Let this serve as your daily reminder that she is, in fact, The Worst™. I don’t use the term “border super-hawk” lightly either but she earned it for her approach to immigration as a young Blue Dog Dem representing a conservative district in upstate New York 10 years ago. In some alternate reality she never got appointed to the Senate and is currently Trump’s most hardcore Democratic backer in the House, pissing off progressives by backing him to the hilt on the wall.

Nah, I’m just kidding. A Twitter pal is right that she would have been wiped away as part of the big red wave of 2010. Instead we’re stuck in this reality, where she’s a pretend leftist who’s headed for one percent of the vote in the Democratic primaries.
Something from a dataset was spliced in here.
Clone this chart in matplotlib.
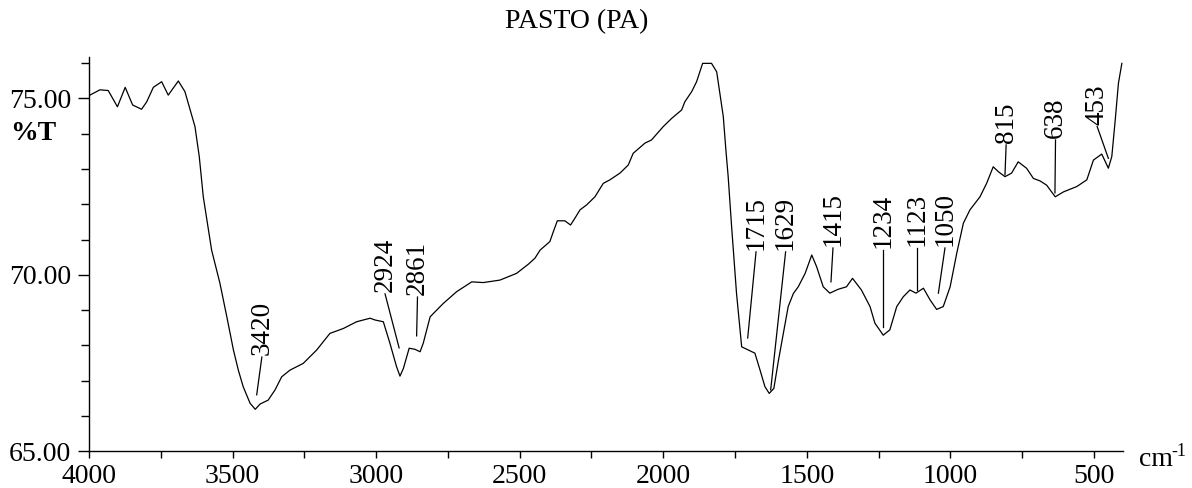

That’s the only consolation in watching this clip. Beto really might support open borders on the merits but Gillibrand’s simply saying the most expedient thing she can say, as she does at every moment. If a miracle occurred to make her the nominee and she suddenly had to face a purplish national electorate, she’d drop her open-borders stance as quickly as she dropped her strong-borders stance before.

Speaking of centrists and the Democratic primaries, Howard Schultz somehow figured out a way to get the left to hate him even more, a feat I would not have guessed was possible:

Former Starbucks CEO Howard Schultz said Thursday that he would be willing to abandon his presidential ambitions midstream if Democrats nominate a centrist who makes it too difficult for him to win as an independent candidate…

A more moderate Democratic nominee, such as former vice president Joe Biden or former New York mayor Michael Bloomberg, could complicate Schultz’s perceived path to victory.

“I would reassess the situation if the numbers change as a result of a centrist Democrat winning the nomination,” Schultz said.

Having an independent run by Schultz scare Democratic primary voters into supporting a centrist as party nominee is the worst-case scenario for progressives, I assume. If they had to choose between, say, a binary Biden-versus-Trump race and a three-way contest between Bernie Sanders, Trump, and Schultz, I think they’d take the latter. At least in the second situation they get a nominee about whom they’re truly excited and who would push the country much further left if elected. And there’s no guarantee that Schultz would, as most pundits expect, end up pulling more votes from Sanders than from Trump. He *might* benefit Democrats by jumping in and stealing some center-right votes from suburbanites who dislike Trump but would otherwise prefer him to the Democratic candidate. Schultz is doing what little he can here to push them towards their least favorite outcome.

And when I say “little,” I do mean little. Very, very little.

Exit question: Has Open-Borders Beto finally decided to jump in? Sure sounds like it.